= Cross Fork, Pennsylvania =

Former logging town in Pennsylvania, US

Cross Fork is a census-designated place in the southwest corner of Stewardson Township in Potter County, Pennsylvania, United States. The village today is very small, but during the early 1900s it had a population numbering in the thousands and was an important lumbering center. Today, the Cross Fork area is known for trout fishing on Kettle Creek and Cross Fork Creek, including a children's fishing derby held annually in May.

==History==
In the early 1900s the trees on nearby mountains were cut down. This small town now has only a fire department and a post office. However, it used to include a school, fire, ambulance, police, major league baseball, football, and many other facilities of a city. The town was burned down in the 1910s. There was a sawmill located along the creek that belonged to the Lackawanna Lumber Company. The sawmill burned down about 3 times but was rebuilt each time. The town quickly grew and was soon the biggest logging town in Pennsylvania. The nearby town of Austin was the runner-up.

When the trees were all gone the lumber company moved out and the town was burned. Very few people were left. The sawmill no longer exists and there was one building left that was condemned and burned in 2006. All local fire companies attended and used it as structural fire training. With the burning of this building the last of the history was gone. This town would be forever forgotten---however, the local community has organized events to bring in more population including Kettle Creek Valley Outdoors Show, now known as the Earl Brown Memorial Turkey Calling contest, Kettle Creek Music Festival, Cross Fork Snake Hunt, AMA Endurance Race and Fishing Derby.

==Geography==
The community is located in the southwest corner of Stewardson Township at the convergence of Kettle Creek with its tributary, Cross Fork.

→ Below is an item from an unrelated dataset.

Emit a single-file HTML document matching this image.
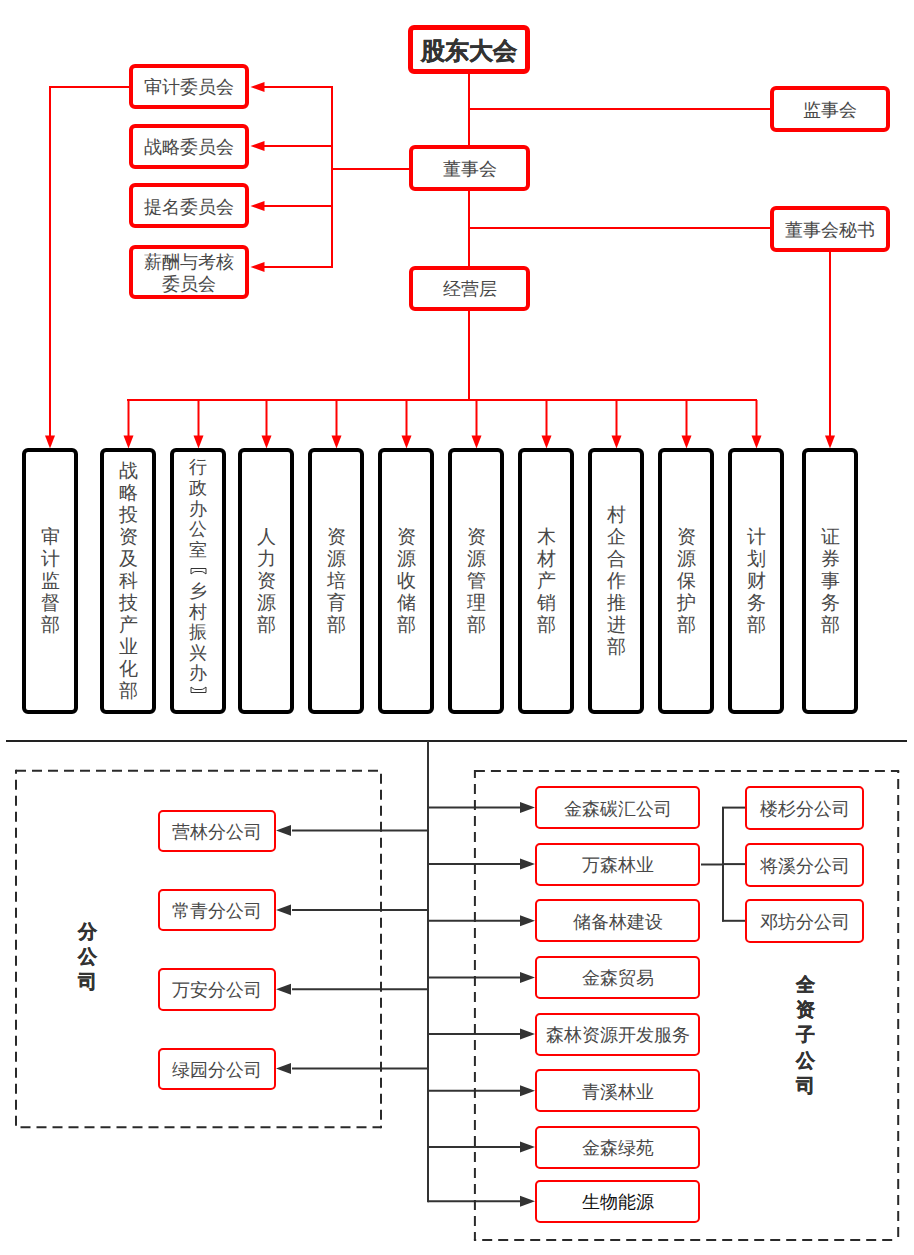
<!DOCTYPE html>
<html><head><meta charset="utf-8"><style>
html,body{margin:0;padding:0;background:#fff;}
body{width:914px;height:1255px;position:relative;overflow:hidden;font-family:"Liberation Sans",sans-serif;color:#484848;}
.lines{position:absolute;left:0;top:0;}
.rb,.kb,.sb{position:absolute;box-sizing:border-box;background:#fff;display:flex;align-items:center;justify-content:center;text-align:center;}
.rb{border:4px solid #ff0000;border-radius:6px;font-size:18px;line-height:22px;}
.rb.big span{top:2px;}
.rb.big{border-width:5px;font-size:24px;color:#333;font-weight:bold;-webkit-text-stroke:0.4px #333;}
.rb.two{line-height:22px;}
.kb{border:4.5px solid #000;border-radius:6px;font-size:19px;line-height:22px;}
.kb.tight{line-height:20.6px;font-size:18px;}
.sb{border:2px solid #ff0000;border-radius:5px;font-size:18px;}
.sb.dark{color:#111;}
.rb span,.sb span{position:relative;top:1px;}
.lbl{position:absolute;font-size:19px;font-weight:bold;line-height:25.2px;color:#333;-webkit-text-stroke:0.35px #333;}
</style></head><body>
<svg class="lines" width="914" height="1255" viewBox="0 0 914 1255"><line x1="469" y1="73" x2="469" y2="401" stroke="#ff0000" stroke-width="2"/><line x1="469" y1="109" x2="770" y2="109" stroke="#ff0000" stroke-width="2"/><line x1="469" y1="228" x2="770" y2="228" stroke="#ff0000" stroke-width="2"/><line x1="332" y1="86" x2="332" y2="268" stroke="#ff0000" stroke-width="2"/><line x1="332" y1="169" x2="409" y2="169" stroke="#ff0000" stroke-width="2"/><line x1="260" y1="87" x2="333" y2="87" stroke="#ff0000" stroke-width="2"/><polygon points="250.5,87 264.5,82 264.5,92" fill="#ff0000"/><line x1="260" y1="146" x2="333" y2="146" stroke="#ff0000" stroke-width="2"/><polygon points="250.5,146 264.5,141 264.5,151" fill="#ff0000"/><line x1="260" y1="206" x2="333" y2="206" stroke="#ff0000" stroke-width="2"/><polygon points="250.5,206 264.5,201 264.5,211" fill="#ff0000"/><line x1="260" y1="267" x2="333" y2="267" stroke="#ff0000" stroke-width="2"/><polygon points="250.5,267 264.5,262 264.5,272" fill="#ff0000"/><line x1="129" y1="87" x2="50" y2="87" stroke="#ff0000" stroke-width="2"/><line x1="50" y1="86" x2="50" y2="440" stroke="#ff0000" stroke-width="2"/><polygon points="50,448.5 45,435.5 55,435.5" fill="#ff0000"/><line x1="830" y1="252" x2="830" y2="440" stroke="#ff0000" stroke-width="2"/><polygon points="830,448.5 825,435.5 835,435.5" fill="#ff0000"/><line x1="127" y1="400" x2="757" y2="400" stroke="#ff0000" stroke-width="2"/><line x1="128.5" y1="400" x2="128.5" y2="440" stroke="#ff0000" stroke-width="2"/><polygon points="128.5,448.5 123.5,435.5 133.5,435.5" fill="#ff0000"/><line x1="198.5" y1="400" x2="198.5" y2="440" stroke="#ff0000" stroke-width="2"/><polygon points="198.5,448.5 193.5,435.5 203.5,435.5" fill="#ff0000"/><line x1="266.5" y1="400" x2="266.5" y2="440" stroke="#ff0000" stroke-width="2"/><polygon points="266.5,448.5 261.5,435.5 271.5,435.5" fill="#ff0000"/><line x1="336.5" y1="400" x2="336.5" y2="440" stroke="#ff0000" stroke-width="2"/><polygon points="336.5,448.5 331.5,435.5 341.5,435.5" fill="#ff0000"/><line x1="406.5" y1="400" x2="406.5" y2="440" stroke="#ff0000" stroke-width="2"/><polygon points="406.5,448.5 401.5,435.5 411.5,435.5" fill="#ff0000"/><line x1="476.5" y1="400" x2="476.5" y2="440" stroke="#ff0000" stroke-width="2"/><polygon points="476.5,448.5 471.5,435.5 481.5,435.5" fill="#ff0000"/><line x1="546.5" y1="400" x2="546.5" y2="440" stroke="#ff0000" stroke-width="2"/><polygon points="546.5,448.5 541.5,435.5 551.5,435.5" fill="#ff0000"/><line x1="616.5" y1="400" x2="616.5" y2="440" stroke="#ff0000" stroke-width="2"/><polygon points="616.5,448.5 611.5,435.5 621.5,435.5" fill="#ff0000"/><line x1="686.5" y1="400" x2="686.5" y2="440" stroke="#ff0000" stroke-width="2"/><polygon points="686.5,448.5 681.5,435.5 691.5,435.5" fill="#ff0000"/><line x1="756.5" y1="400" x2="756.5" y2="440" stroke="#ff0000" stroke-width="2"/><polygon points="756.5,448.5 751.5,435.5 761.5,435.5" fill="#ff0000"/><line x1="6" y1="741" x2="907" y2="741" stroke="#222" stroke-width="2"/><line x1="428" y1="741" x2="428" y2="1202.2" stroke="#333" stroke-width="2"/><line x1="292" y1="830.6" x2="428" y2="830.6" stroke="#333" stroke-width="2"/><polygon points="276,830.6 291,825.1 291,836.1" fill="#333"/><line x1="292" y1="910" x2="428" y2="910" stroke="#333" stroke-width="2"/><polygon points="276,910 291,904.5 291,915.5" fill="#333"/><line x1="292" y1="989.2" x2="428" y2="989.2" stroke="#333" stroke-width="2"/><polygon points="276,989.2 291,983.7 291,994.7" fill="#333"/><line x1="292" y1="1068.4" x2="428" y2="1068.4" stroke="#333" stroke-width="2"/><polygon points="276,1068.4 291,1062.9 291,1073.9" fill="#333"/><line x1="428" y1="807.6" x2="522" y2="807.6" stroke="#333" stroke-width="2"/><polygon points="535,807.6 520,802.1 520,813.1" fill="#333"/><line x1="428" y1="864.1" x2="522" y2="864.1" stroke="#333" stroke-width="2"/><polygon points="535,864.1 520,858.6 520,869.6" fill="#333"/><line x1="428" y1="920.8000000000001" x2="522" y2="920.8000000000001" stroke="#333" stroke-width="2"/><polygon points="535,920.8000000000001 520,915.3000000000001 520,926.3000000000001" fill="#333"/><line x1="428" y1="977.5" x2="522" y2="977.5" stroke="#333" stroke-width="2"/><polygon points="535,977.5 520,972.0 520,983.0" fill="#333"/><line x1="428" y1="1034.1" x2="522" y2="1034.1" stroke="#333" stroke-width="2"/><polygon points="535,1034.1 520,1028.6 520,1039.6" fill="#333"/><line x1="428" y1="1090.6999999999998" x2="522" y2="1090.6999999999998" stroke="#333" stroke-width="2"/><polygon points="535,1090.6999999999998 520,1085.1999999999998 520,1096.1999999999998" fill="#333"/><line x1="428" y1="1147.1" x2="522" y2="1147.1" stroke="#333" stroke-width="2"/><polygon points="535,1147.1 520,1141.6 520,1152.6" fill="#333"/><line x1="428" y1="1201.1999999999998" x2="522" y2="1201.1999999999998" stroke="#333" stroke-width="2"/><polygon points="535,1201.1999999999998 520,1195.6999999999998 520,1206.6999999999998" fill="#333"/><line x1="701" y1="864.5" x2="723" y2="864.5" stroke="#333" stroke-width="2"/><line x1="723" y1="807.5" x2="723" y2="921.5" stroke="#333" stroke-width="2"/><line x1="722" y1="807.6" x2="745" y2="807.6" stroke="#333" stroke-width="2"/><line x1="722" y1="864.1" x2="745" y2="864.1" stroke="#333" stroke-width="2"/><line x1="722" y1="920.8000000000001" x2="745" y2="920.8000000000001" stroke="#333" stroke-width="2"/><line x1="16" y1="770.8" x2="382" y2="770.8" stroke="#2a2a2a" stroke-width="2" stroke-dasharray="10 6" stroke-dashoffset="0"/><line x1="381" y1="770.8" x2="381" y2="1128.2" stroke="#2a2a2a" stroke-width="2" stroke-dasharray="10 6" stroke-dashoffset="13"/><line x1="381" y1="1127.2" x2="15" y2="1127.2" stroke="#2a2a2a" stroke-width="2" stroke-dasharray="10 6" stroke-dashoffset="1.5"/><line x1="16" y1="1127.2" x2="16" y2="769.8" stroke="#2a2a2a" stroke-width="2" stroke-dasharray="10 6" stroke-dashoffset="14.5"/><line x1="474.9" y1="771.1" x2="899.2" y2="771.1" stroke="#2a2a2a" stroke-width="2" stroke-dasharray="10 6" stroke-dashoffset="0"/><line x1="898.2" y1="771.1" x2="898.2" y2="1240.9" stroke="#2a2a2a" stroke-width="2" stroke-dasharray="10 6" stroke-dashoffset="8"/><line x1="898.2" y1="1239.9" x2="473.9" y2="1239.9" stroke="#2a2a2a" stroke-width="2" stroke-dasharray="10 6" stroke-dashoffset="10"/><line x1="474.9" y1="1239.9" x2="474.9" y2="770.1" stroke="#2a2a2a" stroke-width="2" stroke-dasharray="10 6" stroke-dashoffset="2"/></svg>
<div class="rb big" style="left:408px;top:25px;width:122px;height:48.5px;"><span>股东大会</span></div><div class="rb" style="left:770px;top:86px;width:120px;height:46px;"><span>监事会</span></div><div class="rb" style="left:409px;top:145px;width:121px;height:46px;"><span>董事会</span></div><div class="rb" style="left:770px;top:206px;width:120px;height:46px;"><span>董事会秘书</span></div><div class="rb" style="left:409px;top:265.5px;width:121px;height:45.5px;"><span>经营层</span></div><div class="rb" style="left:128.5px;top:63.5px;width:120px;height:45px;"><span>审计委员会</span></div><div class="rb" style="left:128.5px;top:123.5px;width:120px;height:45px;"><span>战略委员会</span></div><div class="rb" style="left:128.5px;top:183px;width:120px;height:45px;"><span>提名委员会</span></div><div class="rb two" style="left:128.5px;top:244.5px;width:120px;height:54.5px;"><span>薪酬与考核<br>委员会</span></div><div class="kb" style="left:22px;top:448px;width:56px;height:266px;"><span>审<br>计<br>监<br>督<br>部</span></div><div class="kb" style="left:100px;top:448px;width:56px;height:266px;"><span>战<br>略<br>投<br>资<br>及<br>科<br>技<br>产<br>业<br>化<br>部</span></div><div class="kb tight" style="left:170px;top:448px;width:56px;height:266px;"><span>行<br>政<br>办<br>公<br>室<br><svg width="17" height="20" viewBox="0 0 17 20" style="vertical-align:top"><path d="M1,8.5 H16 V14 L14,12.5 Q13,11.5 11,11.5 H6 Q4,11.5 3,12.5 L1,14 Z" fill="none" stroke="#333" stroke-width="1"/></svg><br>乡<br>村<br>振<br>兴<br>办<br><svg width="17" height="20" viewBox="0 0 17 20" style="vertical-align:top"><path d="M1,8.5 H16 V3 L14,4.5 Q13,5.5 11,5.5 H6 Q4,5.5 3,4.5 L1,3 Z" fill="none" stroke="#333" stroke-width="1"/></svg></span></div><div class="kb" style="left:238px;top:448px;width:56px;height:266px;"><span>人<br>力<br>资<br>源<br>部</span></div><div class="kb" style="left:308px;top:448px;width:56px;height:266px;"><span>资<br>源<br>培<br>育<br>部</span></div><div class="kb" style="left:378px;top:448px;width:56px;height:266px;"><span>资<br>源<br>收<br>储<br>部</span></div><div class="kb" style="left:448px;top:448px;width:56px;height:266px;"><span>资<br>源<br>管<br>理<br>部</span></div><div class="kb" style="left:518px;top:448px;width:56px;height:266px;"><span>木<br>材<br>产<br>销<br>部</span></div><div class="kb" style="left:588px;top:448px;width:56px;height:266px;"><span>村<br>企<br>合<br>作<br>推<br>进<br>部</span></div><div class="kb" style="left:658px;top:448px;width:56px;height:266px;"><span>资<br>源<br>保<br>护<br>部</span></div><div class="kb" style="left:728px;top:448px;width:56px;height:266px;"><span>计<br>划<br>财<br>务<br>部</span></div><div class="kb" style="left:802px;top:448px;width:56px;height:266px;"><span>证<br>券<br>事<br>务<br>部</span></div><div class="sb" style="left:157.5px;top:809.5px;width:118px;height:42.5px;"><span>营林分公司</span></div><div class="sb" style="left:157.5px;top:888.5px;width:118px;height:42.5px;"><span>常青分公司</span></div><div class="sb" style="left:157.5px;top:968px;width:118px;height:42.5px;"><span>万安分公司</span></div><div class="sb" style="left:157.5px;top:1047.5px;width:118px;height:42.5px;"><span>绿园分公司</span></div><div class="sb" style="left:534.8px;top:786px;width:165.5px;height:43.2px;"><span>金森碳汇公司</span></div><div class="sb" style="left:534.8px;top:842.5px;width:165.5px;height:43.2px;"><span>万森林业</span></div><div class="sb" style="left:534.8px;top:899.2px;width:165.5px;height:43.2px;"><span>储备林建设</span></div><div class="sb" style="left:534.8px;top:955.9px;width:165.5px;height:43.2px;"><span>金森贸易</span></div><div class="sb" style="left:534.8px;top:1012.5px;width:165.5px;height:43.2px;"><span>森林资源开发服务</span></div><div class="sb" style="left:534.8px;top:1069.1px;width:165.5px;height:43.2px;"><span>青溪林业</span></div><div class="sb" style="left:534.8px;top:1125.5px;width:165.5px;height:43.2px;"><span>金森绿苑</span></div><div class="sb dark" style="left:534.8px;top:1179.6px;width:165.5px;height:43.2px;"><span>生物能源</span></div><div class="sb" style="left:745.3px;top:786px;width:119px;height:44px;"><span>楼杉分公司</span></div><div class="sb" style="left:745.3px;top:842.5px;width:119px;height:44px;"><span>将溪分公司</span></div><div class="sb" style="left:745.3px;top:899.2px;width:119px;height:44px;"><span>邓坊分公司</span></div>
<div class="lbl" style="left:78px;top:919px;">分<br>公<br>司</div><div class="lbl" style="left:795.5px;top:972px;">全<br>资<br>子<br>公<br>司</div>
</body></html>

There are a few remnant lumbering railroad grades along Kettle Creek near the village that were used to transport milled logs, convenient for hiking and fishing. Most of the riparian land is publicly owned, although some of the old right-of-ways traverse what are now private land holdings. Pennsylvania Route 144 is now the vital link through the community connecting northwest 8.6 miles to Oleona and to the south 18.2 miles to PA Route 120 just west of Renovo.